Archiv Dezember 2021

„Triage“ – Entscheidung über Leben und Tod

Endlich! Wir sind erleichtert! Heute hat das Bundesverfassungsgericht seinen Beschluss zur „Triage“ veröffentlicht und den Verfassungsbeschwerden der Menschen mit Behinderungen stattgegeben: „Der Gesetzgeber muss Vorkehrungen zum Schutz behinderter Menschen für den Fall einer pandemiebedingt auftretenden Triage treffen.“

Der Begriff „Triage“ stammt aus der Militärmedizin aus Napoleons Zeiten. Das ist jetzt über 200 Jahre her. Im Kern geht es im Kriegs- oder Katastrophenfall abzuwägen, wer bei knappen Ressourcen die besten Aussichten auf Überleben hat. Und mit jeder neuen Welle in der Coronakrise füllen sich die Intensivstationen der Kliniken – und jeden Tag wächst die Angst behinderter Menschen, im Falle eines Falles nicht die notwendige Hilfe zu erhalten – weil kein Bett auf der Intensivstation für sie frei ist oder weil der letzte Beatmungsschlauch bereits vergeben ist. Angst fressen Seele auf … was wäre, wenn man im Fall der Fälle das Recht auf Leben abgesprochen bekäme aufgrund der eigenen Behinderung? Eine zweite Chance auf Leben gibt es nicht …

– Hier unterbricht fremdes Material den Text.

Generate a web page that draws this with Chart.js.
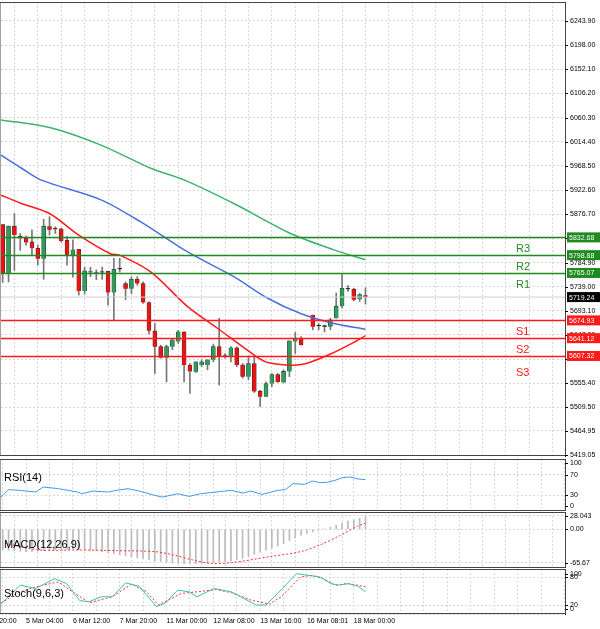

„Niemand darf wegen seiner Behinderung benachteiligt werden.“

Das Bundesverfassungsgericht hat es sich nicht einfach gemacht und gründlich recherchiert. Und die Sorgen und Ängste der Menschen mit Behinderungen ernst genommen und geteilt. Allen Beteuerungen und Leitlinien zum Trotz besteht ein Risiko, in einer Situation knapper Ressourcen im Gesundheitswesen aufgrund der Behinderung benachteiligt zu werden. Das wäre ein klarer Verstoß gegen Artikel 3 Satz 3 Grundgesetz: „Niemand darf wegen seiner Behinderung benachteiligt werden.“

„Behindert oder nicht behindert: jedes Leben ist gleich viel wert.“

Seit Monaten haben Menschen mit Behinderungen Angst, in der aktuellen Coronakrise ins Krankenhaus zu müssen – und womöglich aufgrund fehlender Ressourcen von dringend notwendiger Hilfe ausgeschlossen zu werden. Ich kann diese Angst, die durch den ganzen Körper kriecht, nachfühlen. Es ist dieses Gefühl der Ohnmacht, sich nicht schützen zu können. Ausgeliefert zu sein … Das hat das Bundesverfassungsgericht klar erkannt und einen wirksamen Diskriminierungsschutz im Gesundheitswesen gefordert und auf Artikel 25 der UN-Behindertenrechtskonvention verwiesen. Recht hat das Gericht!

Der Gesetzgeber muss handeln. Unverzüglich! Menschen mit Behinderungen haben ein Recht auf Schutz ihres Lebens – wie alle anderen auch!